The emails analyzed by Cofense Intelligence include a nondescript phishing campaign that informs recipients of an attached bill, receipt, or invoice. The analysis performed for Threat ID 10993 focused on emails that deliver attached URL shortcut files with their target resource identified using the “file://” scheme. Windows environments use this scheme to denote a file resource that is on the hard drive or hosted on a network file share.
However, the target for these Uniform Resource Identifiers (URIs) can also be a remote resource. When a URL shortcut file is written to disk, Windows will attempt to validate the target denoted by the “file://” scheme. If validated, the remote resource can be downloaded to the local machine. The use of this file format and URI scheme may indicate that threat actors seek to abuse the resource resolution functionality associated with these shortcut files to deliver malware onto victims’ machines at the time the URL file is extracted from a Zip archive.
Figure 1 – URL shortcut files can reference remote file shares to deliver malware
Figure 2 – Downloading a payload over SMB is a less-common method for malware delivery
This technique showcases yet another method in which commonplace Windows features are abused by threat actors, adding to the expanding set of delivery applications crafted to distribute malware.

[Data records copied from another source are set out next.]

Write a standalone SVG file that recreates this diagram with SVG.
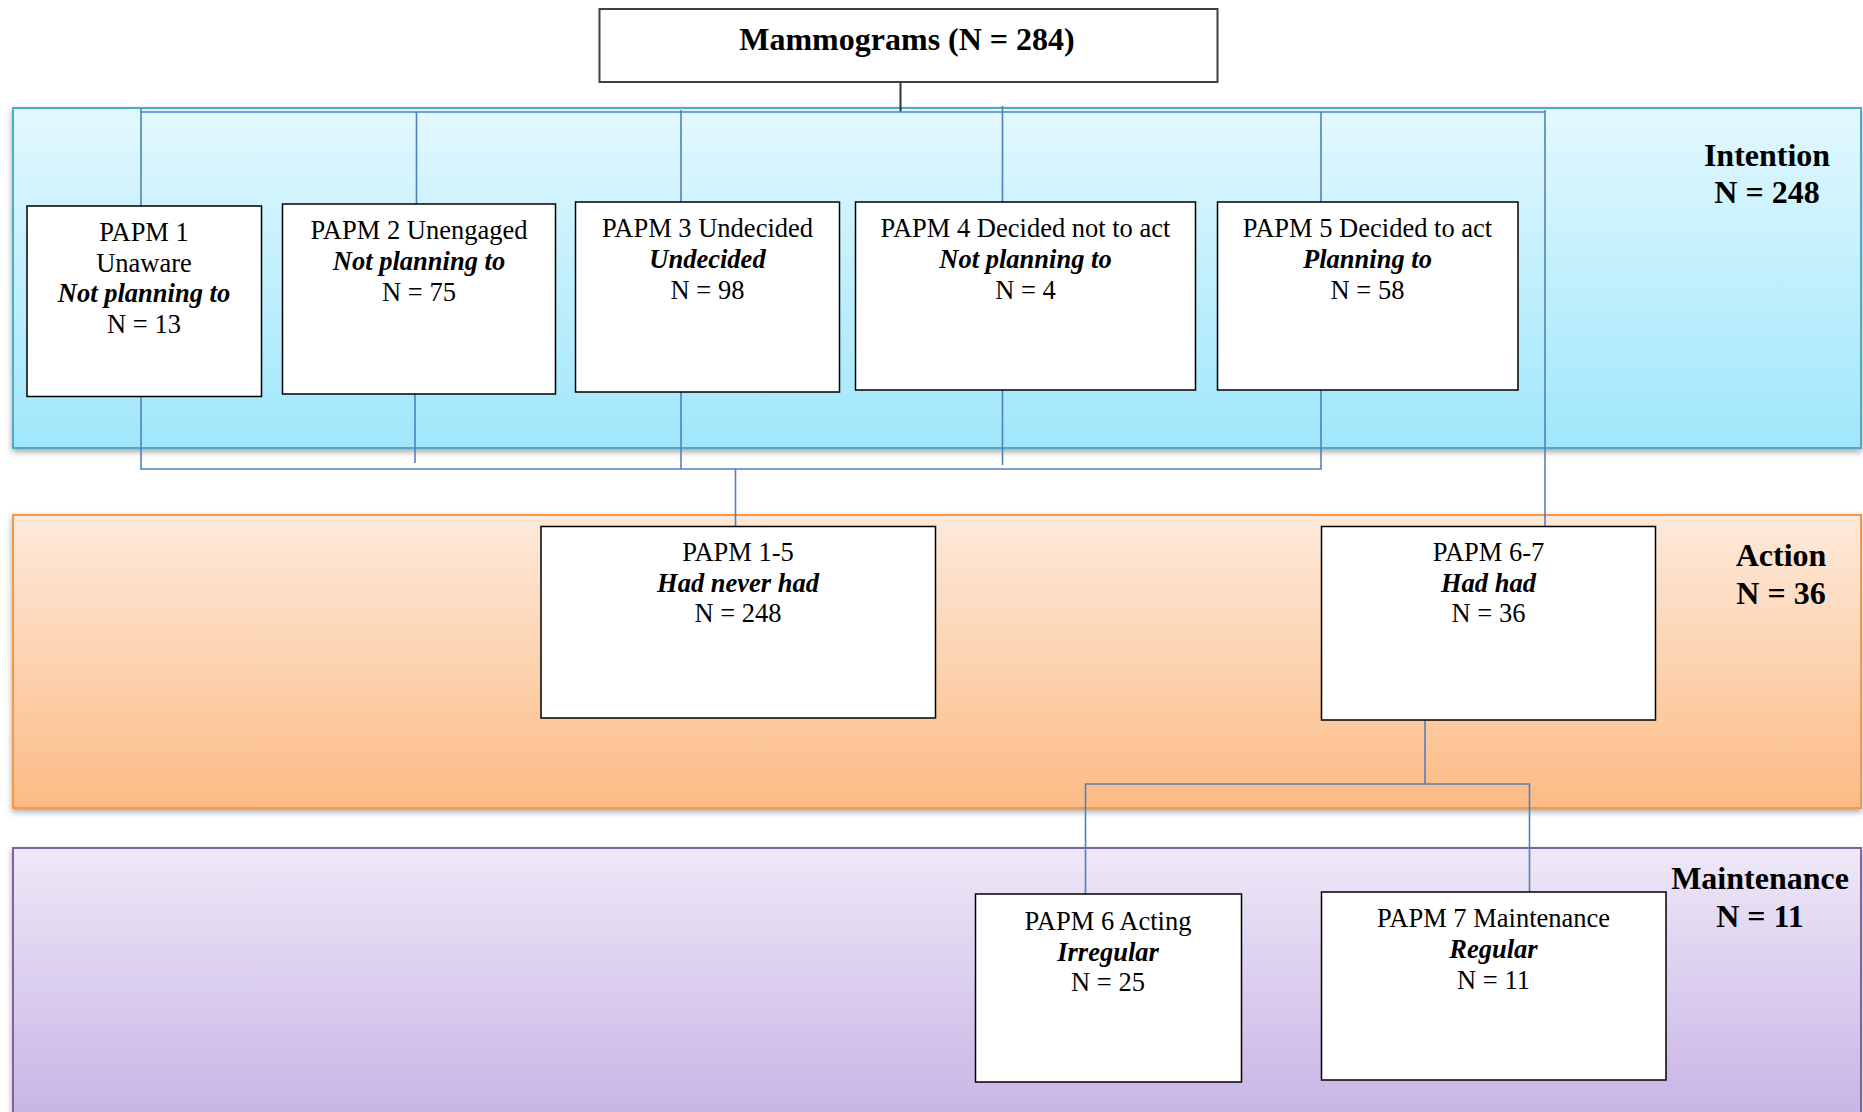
<svg xmlns="http://www.w3.org/2000/svg" width="1863" height="1112" viewBox="0 0 1863 1112">
  <defs>
    <linearGradient id="gIntention" x1="0" y1="0" x2="0" y2="1">
      <stop offset="0" stop-color="#e2f8fe"/>
      <stop offset="1" stop-color="#a0e7fb"/>
    </linearGradient>
    <linearGradient id="gAction" x1="0" y1="0" x2="0" y2="1">
      <stop offset="0" stop-color="#fdeadb"/>
      <stop offset="1" stop-color="#fcbb85"/>
    </linearGradient>
    <linearGradient id="gMaint" x1="0" y1="0" x2="0" y2="1">
      <stop offset="0" stop-color="#eee8f7"/>
      <stop offset="1" stop-color="#c6b2e4"/>
    </linearGradient>
    <filter id="shadow" x="-2%" y="-10%" width="104%" height="125%">
      <feDropShadow dx="0" dy="3" stdDeviation="3" flood-color="#000" flood-opacity="0.35"/>
    </filter>
  </defs>
  <style>
    .band { stroke-width: 2; }
    .box { fill: #ffffff; stroke: #000000; stroke-width: 1.5; }
    .t { font-family: "Liberation Serif", "Times New Roman", serif; font-size: 26.5px; fill: #000; text-anchor: middle; }
    .bi { font-weight: bold; font-style: italic; }
    .lbl { font-family: "Liberation Serif", "Times New Roman", serif; font-size: 32px; font-weight: bold; fill: #000; text-anchor: middle; }
    .conn { fill: none; stroke: #4f81bd; stroke-width: 1.6; }
    .connDark { fill: none; stroke: #333333; stroke-width: 2; }
  </style>

  <rect width="1863" height="1112" fill="#ffffff"/>

  <!-- stage bands -->
  <g id="band-intention">
    <rect class="band" x="13" y="108" width="1848" height="340" fill="url(#gIntention)" stroke="#4bacc6" filter="url(#shadow)"/>
    <text class="lbl" x="1767" y="166">Intention</text>
    <text class="lbl" x="1767" y="203">N = 248</text>
  </g>
  <g id="band-action">
    <rect class="band" x="13" y="515" width="1848" height="293" fill="url(#gAction)" stroke="#f79646" filter="url(#shadow)"/>
    <text class="lbl" x="1781" y="566">Action</text>
    <text class="lbl" x="1781" y="604">N = 36</text>
  </g>
  <g id="band-maintenance">
    <rect class="band" x="13" y="848" width="1848" height="280" fill="url(#gMaint)" stroke="#8064a2" filter="url(#shadow)"/>
    <text class="lbl" x="1760" y="889">Maintenance</text>
    <text class="lbl" x="1760" y="927">N = 11</text>
  </g>

  <!-- connectors -->
  <g id="connectors">
    <path class="connDark" d="M900.5 82 V112"/>
    <path class="conn" d="M141 112 H1545"/>
    <path class="conn" d="M141 108 V206"/>
    <path class="conn" d="M416.5 112 V204"/>
    <path class="conn" d="M681 110 V202"/>
    <path class="conn" d="M1002.5 106 V202"/>
    <path class="conn" d="M1321 112 V202"/>
    <path class="conn" d="M1545 110 V526"/>
    <path class="conn" d="M141 397 V469 H1321 V390"/>
    <path class="conn" d="M415 394 V463"/>
    <path class="conn" d="M681 392 V469"/>
    <path class="conn" d="M1002.5 390 V465"/>
    <path class="conn" d="M735.5 469 V526"/>
    <path class="conn" d="M1425 720 V784"/>
    <path class="conn" d="M1085.5 894 V784 H1529.5 V892"/>
  </g>

  <!-- nodes -->
  <g id="node-mammograms">
    <rect x="599.5" y="9" width="618" height="73" fill="#ffffff" stroke="#404040" stroke-width="2"/>
    <text class="lbl" x="907" y="50">Mammograms (N = 284)</text>
  </g>

  <g id="node-papm1">
    <rect class="box" x="27" y="206" width="234.5" height="190.5"/>
    <text class="t" x="144" y="241">PAPM 1</text>
    <text class="t" x="144" y="272">Unaware</text>
    <text class="t bi" x="144" y="302">Not planning to</text>
    <text class="t" x="144" y="333">N = 13</text>
  </g>

  <g id="node-papm2">
    <rect class="box" x="282.5" y="204" width="273" height="190"/>
    <text class="t" x="419" y="239">PAPM 2 Unengaged</text>
    <text class="t bi" x="419" y="269.5">Not planning to</text>
    <text class="t" x="419" y="300.5">N = 75</text>
  </g>

  <g id="node-papm3">
    <rect class="box" x="575.5" y="202" width="264" height="190"/>
    <text class="t" x="707.5" y="237">PAPM 3 Undecided</text>
    <text class="t bi" x="707.5" y="268">Undecided</text>
    <text class="t" x="707.5" y="299">N = 98</text>
  </g>

  <g id="node-papm4">
    <rect class="box" x="855.5" y="202" width="340" height="188"/>
    <text class="t" x="1025.5" y="237">PAPM 4 Decided not to act</text>
    <text class="t bi" x="1025.5" y="268">Not planning to</text>
    <text class="t" x="1025.5" y="298.5">N = 4</text>
  </g>

  <g id="node-papm5">
    <rect class="box" x="1217.5" y="202" width="300.5" height="188"/>
    <text class="t" x="1367.5" y="237">PAPM 5 Decided to act</text>
    <text class="t bi" x="1367.5" y="268">Planning to</text>
    <text class="t" x="1367.5" y="298.5">N = 58</text>
  </g>

  <g id="node-papm1-5">
    <rect class="box" x="541" y="526.5" width="394.5" height="191.5"/>
    <text class="t" x="738" y="561">PAPM 1-5</text>
    <text class="t bi" x="738" y="591.5">Had never had</text>
    <text class="t" x="738" y="622">N = 248</text>
  </g>

  <g id="node-papm6-7">
    <rect class="box" x="1321.5" y="526.5" width="334" height="193.5"/>
    <text class="t" x="1488.5" y="561">PAPM 6-7</text>
    <text class="t bi" x="1488.5" y="591.5">Had had</text>
    <text class="t" x="1488.5" y="622">N = 36</text>
  </g>

  <g id="node-papm6">
    <rect class="box" x="975.5" y="894" width="266" height="188"/>
    <text class="t" x="1108" y="930">PAPM 6 Acting</text>
    <text class="t bi" x="1108" y="961">Irregular</text>
    <text class="t" x="1108" y="990.5">N = 25</text>
  </g>

  <g id="node-papm7">
    <rect class="box" x="1321.5" y="892" width="344.5" height="188"/>
    <text class="t" x="1493.5" y="927">PAPM 7 Maintenance</text>
    <text class="t bi" x="1493.5" y="958">Regular</text>
    <text class="t" x="1493.5" y="989">N = 11</text>
  </g>
</svg>
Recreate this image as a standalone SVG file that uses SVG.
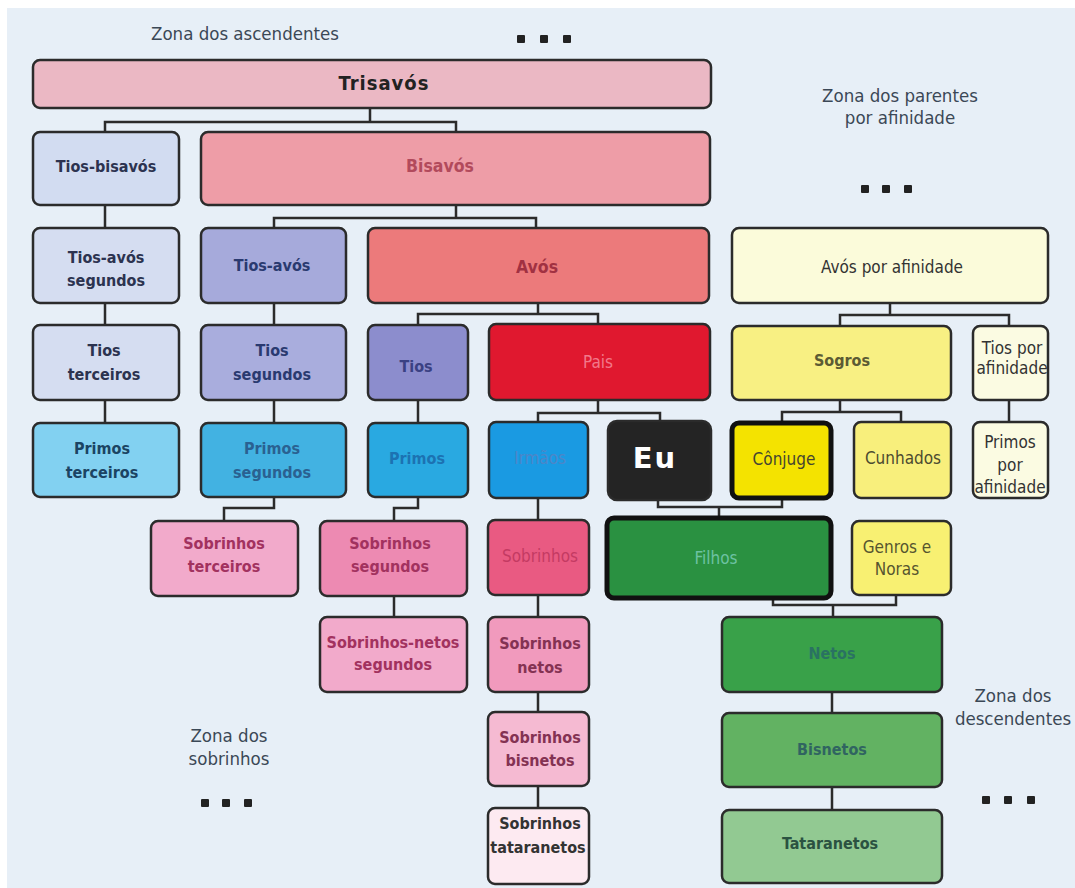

The nature of these files reveals the risk involved with applications that obtain files simply by issuing connection requests without user interaction. Incident responders and network defenders must devise a response plan to address this scenario, especially if enterprises and organizations operate on a Windows environment. This campaign also demonstrates that as threat actors develop new attack methodologies, more emails are likely to reach user inboxes. Therefore, it is crucial that those users can identify and report such campaigns, because they are the final line of defense at that point.